What do I propose that will “…will help understand current issues and move (the) field forward”? I think quantitative proteomics is the right topic. The survey results can be used to raise questions a paper could answer. Would that be a quantitative software review? Or some sort of quantitative tutorial? I would say no to both. I argue that software tools have mostly been designed before we knew enough to design such tools. This is not the fault of the software creators. Who would have figured it would take 15 years to work the bugs out of these methods? I am not sure there is all that much to review that actually works. Along the same lines, you need something to use as an example in tutorials.

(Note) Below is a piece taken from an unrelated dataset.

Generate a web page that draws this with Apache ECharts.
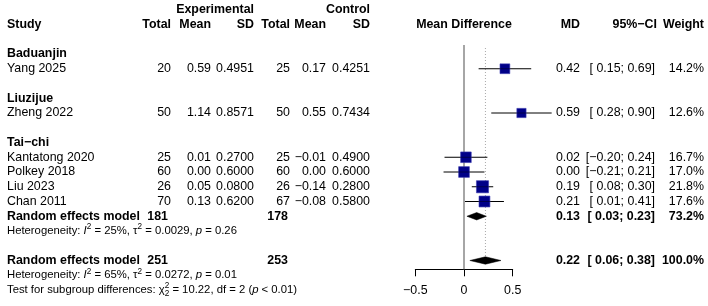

I think we should outline what functionality quantitative software should have. There are a few common types of quantitative experiments that are more frequently done, but there are always many experiments that do not fit into pigeon holes. We cannot design for new experiments that we have not thought of yet. We need flexible designs so we can tackle new things without starting over. Requirements might be somewhat different for the major types of experiments: stable isotope labels, label-free studies, DIA, or targeted. There may be some core functionalities that they share. Some analysis of what is similar and what is different could be useful. Many people do not work across these boundaries. Some do and can provide perspective.

A serious problem so far has been too much focus on upstream workflow steps. It is really the last steps that are critical. I think a lot of quantitative proteomic experiments are falling down within sight of the finish line. Obviously, the most important step is the “last” step. Ha-ha. We need study designs that match biological complexity. We need larger numbers of samples and the statistical frameworks to handle more than 3x3 datasets. We need to do multi-factor designs and time courses. We need to integrate multi-omic datasets. We need to design quantitative tools to be able to do these things. Taking the ratios of heavy labels (ICAT or SILAC) to light labels did not really cut it back in the day and is something proteomics need to put in the rearview mirror.

The results of quantitative studies are going to be highly dimensional and will need new tools to explore and visualize. The goal should be to create frameworks that facilitate actual biological queries. The data need rich annotations (functions, pathways, interactions, etc.). The concepts of gene sets need to be adopted and expanded. How are pathways and processes changing between conditions, or as a function of time? This is the real frontier for proteomics bioinformatics. This intellectual landscape is almost completely undiscovered.

It would be really useful to have a paper describing what we need the next generation of quantitative tools to do to advance proteomics.